== INFORMATION SUPPLIED ==
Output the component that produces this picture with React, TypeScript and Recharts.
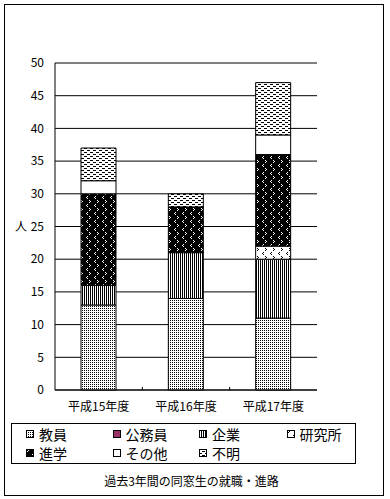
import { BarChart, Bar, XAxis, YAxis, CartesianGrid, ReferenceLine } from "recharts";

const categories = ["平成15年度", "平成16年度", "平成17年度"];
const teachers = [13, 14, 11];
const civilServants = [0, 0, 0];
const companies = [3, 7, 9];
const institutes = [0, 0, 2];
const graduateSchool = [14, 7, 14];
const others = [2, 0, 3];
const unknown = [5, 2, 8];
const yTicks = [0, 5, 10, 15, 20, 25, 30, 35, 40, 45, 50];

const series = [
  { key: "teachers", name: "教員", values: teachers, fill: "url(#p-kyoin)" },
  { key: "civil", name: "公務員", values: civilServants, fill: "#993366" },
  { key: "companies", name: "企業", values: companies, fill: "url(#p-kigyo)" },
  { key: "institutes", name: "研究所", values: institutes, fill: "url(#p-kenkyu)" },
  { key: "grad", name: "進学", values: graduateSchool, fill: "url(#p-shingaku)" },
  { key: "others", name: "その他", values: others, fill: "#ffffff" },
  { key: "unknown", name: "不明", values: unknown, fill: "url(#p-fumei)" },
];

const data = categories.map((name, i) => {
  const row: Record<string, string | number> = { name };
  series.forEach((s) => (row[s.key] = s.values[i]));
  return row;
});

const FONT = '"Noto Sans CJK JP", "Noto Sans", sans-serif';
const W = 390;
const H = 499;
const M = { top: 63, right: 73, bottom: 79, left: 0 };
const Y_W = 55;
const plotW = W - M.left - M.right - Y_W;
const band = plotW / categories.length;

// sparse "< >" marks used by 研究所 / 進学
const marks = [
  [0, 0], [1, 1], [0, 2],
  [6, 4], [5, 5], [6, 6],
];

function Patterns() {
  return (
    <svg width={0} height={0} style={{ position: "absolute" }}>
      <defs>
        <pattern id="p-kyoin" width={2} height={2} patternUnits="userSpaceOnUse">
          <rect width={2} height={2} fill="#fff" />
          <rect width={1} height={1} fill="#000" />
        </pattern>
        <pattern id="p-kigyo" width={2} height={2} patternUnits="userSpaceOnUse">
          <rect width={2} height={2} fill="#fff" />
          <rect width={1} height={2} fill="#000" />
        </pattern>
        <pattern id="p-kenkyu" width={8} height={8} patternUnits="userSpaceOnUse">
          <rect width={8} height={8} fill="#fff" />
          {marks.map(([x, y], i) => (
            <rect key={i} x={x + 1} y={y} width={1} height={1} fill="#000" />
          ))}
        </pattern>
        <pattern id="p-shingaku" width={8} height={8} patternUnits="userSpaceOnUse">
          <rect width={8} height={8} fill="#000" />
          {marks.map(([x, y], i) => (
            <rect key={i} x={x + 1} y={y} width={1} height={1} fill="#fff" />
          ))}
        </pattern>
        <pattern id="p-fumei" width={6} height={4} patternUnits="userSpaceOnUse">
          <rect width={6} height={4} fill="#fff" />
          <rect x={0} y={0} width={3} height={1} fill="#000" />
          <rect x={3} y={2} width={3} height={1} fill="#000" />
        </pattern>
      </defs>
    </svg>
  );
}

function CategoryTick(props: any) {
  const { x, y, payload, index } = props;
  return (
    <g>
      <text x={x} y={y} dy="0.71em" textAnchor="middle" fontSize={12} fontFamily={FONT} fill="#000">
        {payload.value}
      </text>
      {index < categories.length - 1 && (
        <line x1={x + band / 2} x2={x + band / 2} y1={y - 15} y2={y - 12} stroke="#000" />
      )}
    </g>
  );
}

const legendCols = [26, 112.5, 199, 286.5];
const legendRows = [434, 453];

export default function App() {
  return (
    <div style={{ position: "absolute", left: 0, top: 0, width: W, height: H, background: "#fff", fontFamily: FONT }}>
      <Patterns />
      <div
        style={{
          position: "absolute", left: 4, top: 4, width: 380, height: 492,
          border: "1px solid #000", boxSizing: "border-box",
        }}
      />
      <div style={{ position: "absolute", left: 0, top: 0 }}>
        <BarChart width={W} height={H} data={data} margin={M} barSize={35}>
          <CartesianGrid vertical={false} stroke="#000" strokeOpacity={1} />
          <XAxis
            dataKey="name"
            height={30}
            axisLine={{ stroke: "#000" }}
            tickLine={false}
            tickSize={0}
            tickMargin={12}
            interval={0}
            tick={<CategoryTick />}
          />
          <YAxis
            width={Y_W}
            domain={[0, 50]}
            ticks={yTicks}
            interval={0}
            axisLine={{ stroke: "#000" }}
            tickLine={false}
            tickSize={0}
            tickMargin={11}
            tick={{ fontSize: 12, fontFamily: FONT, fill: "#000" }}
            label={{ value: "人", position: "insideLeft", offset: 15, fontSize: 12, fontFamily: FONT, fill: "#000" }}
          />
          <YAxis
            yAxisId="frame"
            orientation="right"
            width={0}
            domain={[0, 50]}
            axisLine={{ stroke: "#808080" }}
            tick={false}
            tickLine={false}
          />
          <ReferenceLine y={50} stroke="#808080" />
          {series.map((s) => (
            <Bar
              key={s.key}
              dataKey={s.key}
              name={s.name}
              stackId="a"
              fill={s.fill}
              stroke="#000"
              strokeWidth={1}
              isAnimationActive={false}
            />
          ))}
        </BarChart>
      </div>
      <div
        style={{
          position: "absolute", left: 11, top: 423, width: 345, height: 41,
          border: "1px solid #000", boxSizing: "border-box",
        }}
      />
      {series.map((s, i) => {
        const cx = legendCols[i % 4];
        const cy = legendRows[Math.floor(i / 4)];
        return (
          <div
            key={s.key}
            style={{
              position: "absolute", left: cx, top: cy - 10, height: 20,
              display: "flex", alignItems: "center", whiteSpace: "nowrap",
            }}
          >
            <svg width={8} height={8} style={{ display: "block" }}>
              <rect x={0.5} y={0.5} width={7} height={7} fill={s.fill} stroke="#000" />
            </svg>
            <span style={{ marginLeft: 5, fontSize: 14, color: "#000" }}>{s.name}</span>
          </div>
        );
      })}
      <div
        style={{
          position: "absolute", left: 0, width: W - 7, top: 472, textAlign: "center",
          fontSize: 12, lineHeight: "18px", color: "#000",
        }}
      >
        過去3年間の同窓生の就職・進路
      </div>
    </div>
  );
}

== TASK DIRECTIONS ==
Repeat the lines of the listing above verbatim, beginning at its first line and ending at the line containing "const band = plotW / categories.length;", which is included. Omit pictures.

== EXERCISE SOLUTION ==
Output the component that produces this picture with React, TypeScript and Recharts.
import { BarChart, Bar, XAxis, YAxis, CartesianGrid, ReferenceLine } from "recharts";

const categories = ["平成15年度", "平成16年度", "平成17年度"];
const teachers = [13, 14, 11];
const civilServants = [0, 0, 0];
const companies = [3, 7, 9];
const institutes = [0, 0, 2];
const graduateSchool = [14, 7, 14];
const others = [2, 0, 3];
const unknown = [5, 2, 8];
const yTicks = [0, 5, 10, 15, 20, 25, 30, 35, 40, 45, 50];

const series = [
  { key: "teachers", name: "教員", values: teachers, fill: "url(#p-kyoin)" },
  { key: "civil", name: "公務員", values: civilServants, fill: "#993366" },
  { key: "companies", name: "企業", values: companies, fill: "url(#p-kigyo)" },
  { key: "institutes", name: "研究所", values: institutes, fill: "url(#p-kenkyu)" },
  { key: "grad", name: "進学", values: graduateSchool, fill: "url(#p-shingaku)" },
  { key: "others", name: "その他", values: others, fill: "#ffffff" },
  { key: "unknown", name: "不明", values: unknown, fill: "url(#p-fumei)" },
];

const data = categories.map((name, i) => {
  const row: Record<string, string | number> = { name };
  series.forEach((s) => (row[s.key] = s.values[i]));
  return row;
});

const FONT = '"Noto Sans CJK JP", "Noto Sans", sans-serif';
const W = 390;
const H = 499;
const M = { top: 63, right: 73, bottom: 79, left: 0 };
const Y_W = 55;
const plotW = W - M.left - M.right - Y_W;
const band = plotW / categories.length;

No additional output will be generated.